Abstract

The US Department of Commerce, through the National Oceanic and Atmospheric Administration, is using its scientific and technical resources to address Homeland Security challenges on our maritime borders. Following September 11, 2001, the NOAA Ship Whiting performed a strategic commercial route survey in Boston using similar technologies to those employed by the US Navy mine countermeasures community. This prototype effort was so successful that NOAA's Office of Coast Survey began coordinating its harbor surveys to meet both its goal to reduce the critical survey backlog and the new Maritime Domain Awareness priorities of the US Coast Guard and US Naval Oceanographic Office.
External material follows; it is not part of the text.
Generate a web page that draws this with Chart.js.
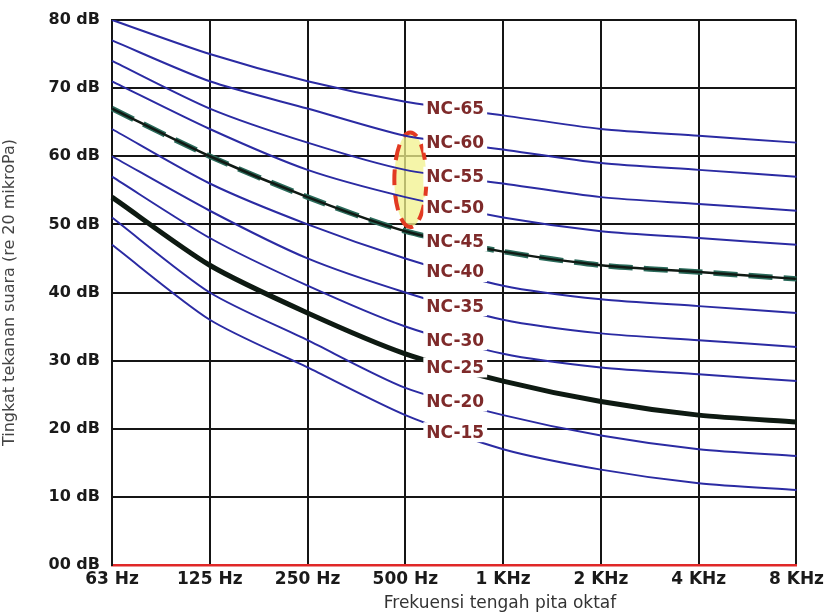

NOAA's Office of Marine and Aviation Operations fleet support procured additional high-resolution high-speed side scan sonar and data management equipment and Coast Survey modified operational schedules to meet the new 18-month goals set in October 2001. The NOAA National Ocean Service Offices of Coast Survey, Response and Restoration, and the Center for Operational Oceanographic Products and Services, together with NOAA's National Weather Service and the Naval Oceanographic Office, are also developing data sharing and coproduction arrangements related to marine modeling and forecasting. These elements are critical to predicting the waterborne dispersion and movement of substances in the Nation's ports and coastal regions. When combined with the surveying and data sharing protocols, the modeling data can inform both strategists and tacticians in the daily management and disaster response at the country's major ports.